* **Available data**:
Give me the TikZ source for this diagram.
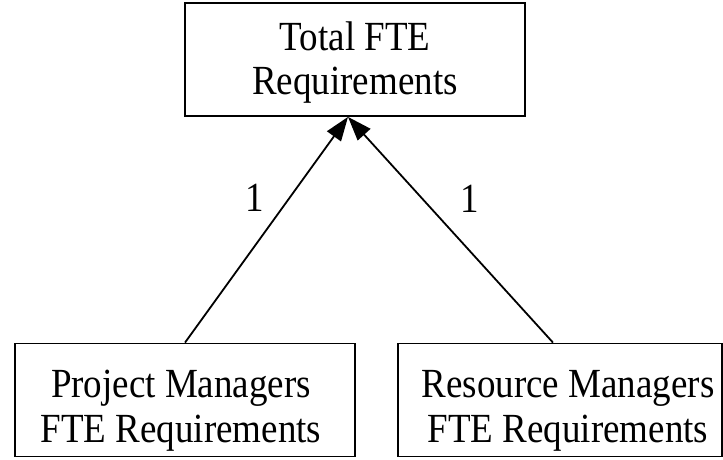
\documentclass[tikz,border=0pt]{standalone}
\usepackage{fontspec}
\setmainfont{Liberation Serif}
\usetikzlibrary{arrows.meta}
% text set a little taller than wide
\newcommand\tallstack[1]{\scalebox{1}[1.12]{\begin{tabular}{@{}c@{}}#1\end{tabular}}}
\begin{document}
\begin{tikzpicture}[x=1pt,y=1pt,
  reqbox/.style={draw=black, line width=1.8pt, inner sep=0pt, minimum height=113pt},
  boxtext/.style={inner sep=0pt, font=\fontsize{37}{40}\selectfont},
  link/.style={line width=1.8pt, -{Triangle[length=24pt,width=17pt]}},
  mult/.style={font=\fontsize{37}{40}\selectfont, inner sep=0pt}]
  \useasboundingbox (0,0) rectangle (723,459);
  % boxes
  \node[reqbox, minimum width=340pt,
    label={[boxtext, yshift=-4pt]center:\tallstack{Total FTE\\Requirements}}]
    (tot) at (355,399.5) {};
  \node[reqbox, minimum width=340pt,
    label={[boxtext, xshift=-4pt, yshift=-11pt]center:\tallstack{Project Managers\\FTE Requirements}}]
    (pm) at (185,59) {};
  \node[reqbox, minimum width=324pt,
    label={[boxtext, xshift=8pt, yshift=-11pt]center:\tallstack{Resource Managers\\FTE Requirements}}]
    (rm) at (560,59) {};
  % aggregation links
  \coordinate (join) at ([xshift=-7pt]tot.south);
  \draw[link] (pm.north) -- (join);
  \draw[link] ([xshift=-7pt]rm.north) -- (join);
  % multiplicities
  \node[mult] (m1) at (255,261) {\scalebox{1}[1.12]{1}};
  \node[mult] (m2) at (470,260) {\scalebox{1}[1.12]{1}};
\end{tikzpicture}
\end{document}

* **Task instructions**: Every line of the material is to be quoted exactly, with no pictures carried over.

* **Solved exercise**:
Give me the TikZ source for this diagram.
\documentclass[tikz,border=0pt]{standalone}
\usepackage{fontspec}
\setmainfont{Liberation Serif}
\usetikzlibrary{arrows.meta}
% text set a little taller than wide
\newcommand\tallstack[1]{\scalebox{1}[1.12]{\begin{tabular}{@{}c@{}}#1\end{tabular}}}
\begin{document}
\begin{tikzpicture}[x=1pt,y=1pt,
  reqbox/.style={draw=black, line width=1.8pt, inner sep=0pt, minimum height=113pt},
  boxtext/.style={inner sep=0pt, font=\fontsize{37}{40}\selectfont},
  link/.style={line width=1.8pt, -{Triangle[length=24pt,width=17pt]}},
  mult/.style={font=\fontsize{37}{40}\selectfont, inner sep=0pt}]
  \useasboundingbox (0,0) rectangle (723,459);
  % boxes
  \node[reqbox, minimum width=340pt,
    label={[boxtext, yshift=-4pt]center:\tallstack{Total FTE\\Requirements}}]
    (tot) at (355,399.5) {};
  \node[reqbox, minimum width=340pt,
    label={[boxtext, xshift=-4pt, yshift=-11pt]center:\tallstack{Project Managers\\FTE Requirements}}]
    (pm) at (185,59) {};
  \node[reqbox, minimum width=324pt,
    label={[boxtext, xshift=8pt, yshift=-11pt]center:\tallstack{Resource Managers\\FTE Requirements}}]
    (rm) at (560,59) {};
  % aggregation links
  \coordinate (join) at ([xshift=-7pt]tot.south);
  \draw[link] (pm.north) -- (join);
  \draw[link] ([xshift=-7pt]rm.north) -- (join);
  % multiplicities
  \node[mult] (m1) at (255,261) {\scalebox{1}[1.12]{1}};
  \node[mult] (m2) at (470,260) {\scalebox{1}[1.12]{1}};
\end{tikzpicture}
\end{document}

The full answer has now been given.